## Requirement
Shown below is a listing with pictures; reproduce exactly, and only, the lines between the ones containing "Write the Altair code for this chart." and "import pandas as pd", inclusive, leaving the pictures out.

Records from a collection:
********************

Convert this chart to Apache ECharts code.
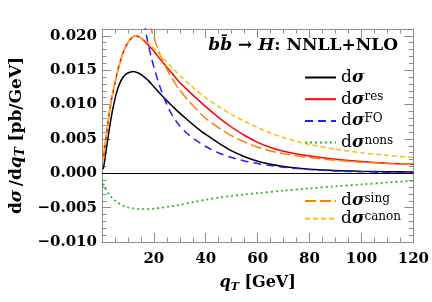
<!DOCTYPE html>
<html>
<head>
<meta charset="utf-8">
<script src="https://cdn.jsdelivr.net/npm/echarts@6/dist/echarts.min.js"></script>
<style>html,body{margin:0;padding:0;background:#fff}#c{width:432px;height:302px}</style>
</head>
<body>
<div id="c"></div>
<script>
// q_T values (GeV)
const qFull = [0.5,1,2,3,4,5,6,7,8,9,10,11,12,13,14,15,16,17,18,20,22,24,26,28,30,33,36,40,45,50,55,60,65,70,75,80,90,100,110,120];
// d sigma / d q_T (pb/GeV)
const sigTot = [0.0006,0.0017,0.0043,0.0068,0.0090,0.0108,0.0122,0.0132,0.0139,0.01435,0.0146,0.01475,0.0148,0.01475,0.0146,0.0144,0.0141,0.0138,0.01345,0.0126,0.01175,0.01095,0.0102,0.00945,0.00875,0.00775,0.0068,0.00565,0.0044,0.00325,0.0024,0.00175,0.0013,0.00098,0.00076,0.0006,0.0004,0.0003,0.00024,0.00019];
const sigRes = [0.0018,0.0035,0.0064,0.0092,0.0113,0.0131,0.0148,0.0162,0.0174,0.0183,0.0190,0.0195,0.0199,0.0200,0.0199,0.0197,0.0194,0.0190,0.0186,0.0178,0.0168,0.0159,0.0150,0.0141,0.0132,0.0121,0.01105,0.0097,0.0081,0.0067,0.0055,0.0045,0.00375,0.0032,0.0028,0.0025,0.00205,0.0017,0.00145,0.0013];
const sigCanon = [0.0018,0.0035,0.0064,0.0092,0.0113,0.0131,0.0148,0.0162,0.0174,0.0183,0.0190,0.0195,0.0199,0.0200,0.0199,0.0197,0.0195,0.0192,0.0189,0.0182,0.0174,0.0166,0.0158,0.0150,0.01425,0.0132,0.0122,0.0110,0.0097,0.00855,0.00755,0.00665,0.00585,0.0052,0.00465,0.0042,0.0035,0.0030,0.0026,0.0023];
const qSing = [17,18,19,20,21,22,23,24,26,28,30,33,36,40,45,50,55,60,65,70,75,80,90,100,110,120];
const sigSing = [0.0240,0.0224,0.0210,0.0198,0.0187,0.0177,0.01675,0.0159,0.01445,0.0132,0.0121,0.0107,0.0095,0.0080,0.0066,0.00545,0.00455,0.0038,0.00325,0.00285,0.00255,0.0023,0.0019,0.00162,0.00143,0.0013];
const qFO = [15,16,17,18,19,20,21,22,23,24,25,26,27,28,30,33,36,40,45,50,55,60,65,70,75,80,90,100,110,120];
const sigFO = [0.0258,0.0228,0.0204,0.0185,0.0169,0.0155,0.0142,0.0130,0.0119,0.0109,0.0100,0.0092,0.0085,0.0079,0.0069,0.00575,0.00485,0.0039,0.00295,0.0023,0.0018,0.00142,0.00112,0.00088,0.00069,0.00054,0.00034,0.00022,0.00014,0.0001];
const qNons = [0.5,1,2,3,4,5,6,7,8,10,12,14,16,18,20,23,26,30,35,40,45,50,55,60,70,80,90,100,110,120];
const sigNons = [-0.0015,-0.0020,-0.0027,-0.0032,-0.0036,-0.00395,-0.00425,-0.0045,-0.0047,-0.00495,-0.0051,-0.0052,-0.00522,-0.0052,-0.00515,-0.0050,-0.00485,-0.0046,-0.0042,-0.00385,-0.00355,-0.0033,-0.00308,-0.00288,-0.00252,-0.0022,-0.0019,-0.00162,-0.00135,-0.00108];
// tick labels
const xTickLabels = ['20','40','60','80','100','120'];
const yTickLabels = ['\u22120.010','\u22120.005','0.000','0.005','0.010','0.015','0.020'];

const pair = (xs, ys) => xs.map((x, i) => [x, ys[i]]);
const FF = 'DejaVu Serif';
const GRAY = '#8c8c8c';

const chart = echarts.init(document.getElementById('c'), null, {renderer: 'canvas'});

function mkSeries(name, xs, ys, color, type, width) {
  return {
    name: name, type: 'line', xAxisIndex: 0, yAxisIndex: 0,
    data: pair(xs, ys), symbol: 'none', showSymbol: false,
    smooth: 0.3, clip: true,
    lineStyle: {color: color, width: width || 1.5, type: type},
    itemStyle: {color: color}, z: 3
  };
}

const s0 = mkSeries('sigma', qFull, sigTot, '#000000', 'solid');
s0.markLine = {
  silent: true, symbol: ['none', 'none'], label: {show: false},
  lineStyle: {color: '#000', width: 1, type: 'solid'},
  data: [{yAxis: 0}], animation: false
};

const legendRich = {
  d: {fontFamily: FF, fontSize: 17, lineHeight: 16, color: '#000'},
  s: {fontFamily: FF, fontSize: 17, fontWeight: 'bold', fontStyle: 'italic', lineHeight: 16, color: '#000'},
  sup: {fontFamily: FF, fontSize: 12, lineHeight: 8, verticalAlign: 'top', color: '#000'}
};
const legendFmt = n => n === 'sigma' ? '{d|d}{s|σ}' : '{d|d}{s|σ}{sup|' + n + '}';

const yMajor = (pos, labels) => ({
  type: 'value', position: pos, min: -0.01, max: 0.021, interval: 0.005,
  axisLine: {show: true, lineStyle: {color: GRAY, width: 1}},
  axisTick: {show: true, inside: true, length: 9, lineStyle: {color: GRAY, width: 1}},
  splitLine: {show: false},
  axisLabel: labels ? {
    show: true, margin: 5, fontFamily: FF, fontWeight: 'bold', fontSize: 15, color: '#000',
    showMaxLabel: false,
    formatter: v => { const k = Math.round((v + 0.01) / 0.005); return (Math.abs(v - (-0.01 + k * 0.005)) < 1e-9 && k < yTickLabels.length) ? yTickLabels[k] : ''; }
  } : {show: false}
});
const yMinor = (pos) => ({
  type: 'value', position: pos, min: -0.01, max: 0.021, interval: 0.001,
  axisLine: {show: false},
  axisTick: {show: true, inside: true, length: 4.5, lineStyle: {color: GRAY, width: 1}},
  splitLine: {show: false}, axisLabel: {show: false}
});

const legendBase = {
  orient: 'vertical', left: 304, padding: 0, itemWidth: 31, itemHeight: 10,
  selectedMode: false, formatter: legendFmt, textStyle: {rich: legendRich},
  itemStyle: {opacity: 0}
};

const option = {
  animation: false,
  backgroundColor: '#fff',
  grid: {left: 95, top: 29, width: 319, height: 213, containLabel: false},
  title: {
    text: '{bi|b}{bi|b\u0304}{b| \u2192 }{bi|H}{b|: NNLL+NLO}',
    right: 34, top: 36, padding: 0,
    textStyle: {
      rich: {
        b: {fontFamily: FF, fontSize: 17, fontWeight: 'bold', color: '#000', lineHeight: 20},
        bi: {fontFamily: FF, fontSize: 17, fontWeight: 'bold', fontStyle: 'italic', color: '#000', lineHeight: 20}
      }
    }
  },
  legend: [
    Object.assign({}, legendBase, {data: ['sigma', 'res', 'FO', 'nons'], top: 69, itemGap: 4.7}),
    Object.assign({}, legendBase, {data: ['sing', 'canon'], top: 192.5, itemGap: 0.7})
  ],
  xAxis: [
    {
      type: 'value', position: 'bottom', min: 0, max: 120, interval: 20,
      axisLine: {show: true, onZero: false, lineStyle: {color: GRAY, width: 1}},
      axisTick: {show: true, inside: true, length: 9, lineStyle: {color: GRAY, width: 1}},
      minorTick: {show: true, splitNumber: 4, length: 4.5, lineStyle: {color: GRAY, width: 1}},
      splitLine: {show: false},
      axisLabel: {
        show: true, margin: 10, fontFamily: FF, fontWeight: 'bold', fontSize: 15, color: '#000',
        showMinLabel: false,
        formatter: v => { const k = Math.round(v / 20) - 1; return (k >= 0 && k < xTickLabels.length) ? xTickLabels[k] : ''; }
      },
      name: '{bi|q}{sub|T}{b| [GeV]}', nameLocation: 'middle', nameGap: 31,
      nameTextStyle: {
        rich: {
          b: {fontFamily: FF, fontSize: 16, fontWeight: 'bold', color: '#000', lineHeight: 20},
          bi: {fontFamily: FF, fontSize: 16, fontWeight: 'bold', fontStyle: 'italic', color: '#000', lineHeight: 20},
          sub: {fontFamily: FF, fontSize: 11, fontWeight: 'bold', fontStyle: 'italic', color: '#000', lineHeight: 12, verticalAlign: 'bottom'}
        }
      }
    },
    {
      type: 'value', position: 'top', min: 0, max: 120, interval: 20,
      axisLine: {show: true, onZero: false, lineStyle: {color: GRAY, width: 1}},
      axisTick: {show: true, inside: true, length: 9, lineStyle: {color: GRAY, width: 1}},
      minorTick: {show: true, splitNumber: 4, length: 4.5, lineStyle: {color: GRAY, width: 1}},
      splitLine: {show: false}, axisLabel: {show: false}
    }
  ],
  yAxis: [
    Object.assign(yMajor('left', true), {
      name: '{b|d}{bi|σ}{b|\u2009/d}{bi|q}{sub|T}{b| [pb/GeV]}', nameLocation: 'middle', nameGap: 72, nameRotate: 90,
      nameTextStyle: {
        rich: {
          b: {fontFamily: FF, fontSize: 17, fontWeight: 'bold', color: '#000', lineHeight: 20},
          bi: {fontFamily: FF, fontSize: 17, fontWeight: 'bold', fontStyle: 'italic', color: '#000', lineHeight: 20},
          sub: {fontFamily: FF, fontSize: 12, fontWeight: 'bold', fontStyle: 'italic', color: '#000', lineHeight: 12, verticalAlign: 'bottom'}
        }
      }
    }),
    yMinor('left'),
    yMajor('right', false),
    yMinor('right')
  ],
  series: [
    s0,
    mkSeries('res', qFull, sigRes, '#ff0000', 'solid'),
    mkSeries('FO', qFO, sigFO, '#1f1fff', [8, 5]),
    mkSeries('nons', qNons, sigNons, '#2db52d', [2, 3], 1.8),
    mkSeries('sing', qSing, sigSing, '#ff8000', [11, 4]),
    mkSeries('canon', qFull, sigCanon, '#ffbf00', [5, 3])
  ]
};
chart.setOption(option);
</script>
</body>
</html>
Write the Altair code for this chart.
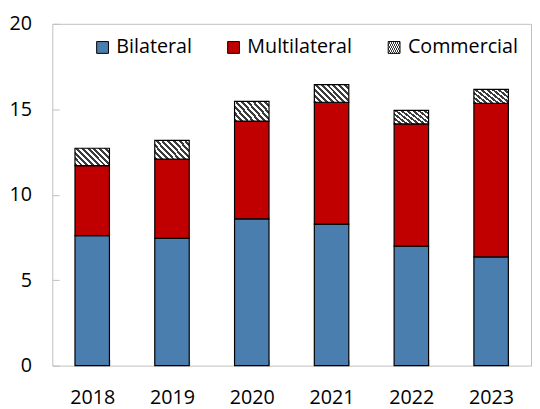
import altair as alt
import pandas as pd

years = ["2018", "2019", "2020", "2021", "2022", "2023"]
series = ["Bilateral", "Multilateral", "Commercial"]
bilateral = [7.61, 7.44, 8.59, 8.28, 6.99, 6.36]
multilateral = [4.09, 4.65, 5.72, 7.13, 7.15, 8.99]
commercial = [1.02, 1.09, 1.15, 1.03, 0.79, 0.81]
y_ticks = [0, 5, 10, 15, 20]
solid_colors = ["#4A7EAF", "#C00000"]

rows = []
for i, yr in enumerate(years):
    for k, vals in enumerate([bilateral, multilateral, commercial]):
        rows.append({"year": yr, "type": series[k], "value": vals[i], "rank": k})
df = pd.DataFrame(rows)

# diagonal hatch built as a hard-stop linear gradient
n = 9
stops = []
for j in range(n):
    a = j / n
    b = (j + 0.5) / n
    c = (j + 1) / n
    stops += [
        f"{{offset:{a:.4f},color:'#3c3c3c'}}",
        f"{{offset:{b:.4f},color:'#3c3c3c'}}",
        f"{{offset:{b:.4f},color:'#ffffff'}}",
        f"{{offset:{c:.4f},color:'#ffffff'}}",
    ]
hatch = "{gradient:'linear',x1:0,y1:1,x2:1.2,y2:0.4,stops:[" + ",".join(stops) + "]}"

FONT = "Open Sans"

bars = alt.Chart(df).mark_bar(stroke="black", strokeWidth=1.2).encode(
    x=alt.X(
        "year:N",
        sort=years,
        scale=alt.Scale(paddingInner=0.568, paddingOuter=0.284),
        axis=alt.Axis(
            title=None, labelAngle=0, domain=False, tickBand="extent",
            offset=-6, tickSize=6, tickColor="#BFBFBF", labelPadding=22,
        ),
    ),
    y=alt.Y(
        "value:Q",
        stack="zero",
        scale=alt.Scale(domain=[0, 20], nice=False),
        axis=alt.Axis(
            title=None, values=y_ticks, domain=False, grid=False,
            offset=-7, tickSize=7, tickColor="#BFBFBF", labelPadding=21,
        ),
    ),
    color=alt.Color(
        "type:N",
        scale=alt.Scale(domain=series, range=solid_colors + [alt.ExprRef(hatch)]),
        legend=alt.Legend(
            title=None, orient="none", legendX=41, legendY=14,
            direction="horizontal", symbolType="square", symbolSize=144,
            symbolStrokeColor="black", symbolStrokeWidth=1,
            labelFontSize=20, labelFont=FONT, labelColor="black",
            columnPadding=32, labelOffset=4,
        ),
    ),
    order=alt.Order("rank:Q"),
)

chart = bars.properties(
    width=486,
    height=347,
    autosize=alt.AutoSizeParams(type="none"),
    padding={"left": 45, "top": 13, "right": 1, "bottom": 41},
).configure_view(
    stroke="#BFBFBF", strokeWidth=1
).configure_axis(
    labelFont=FONT, labelFontSize=20, labelColor="black"
)

chart.save("out.html", embed_options={"renderer": "svg", "actions": False})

********************

## Response to this task
Write the Altair code for this chart.
import altair as alt
import pandas as pd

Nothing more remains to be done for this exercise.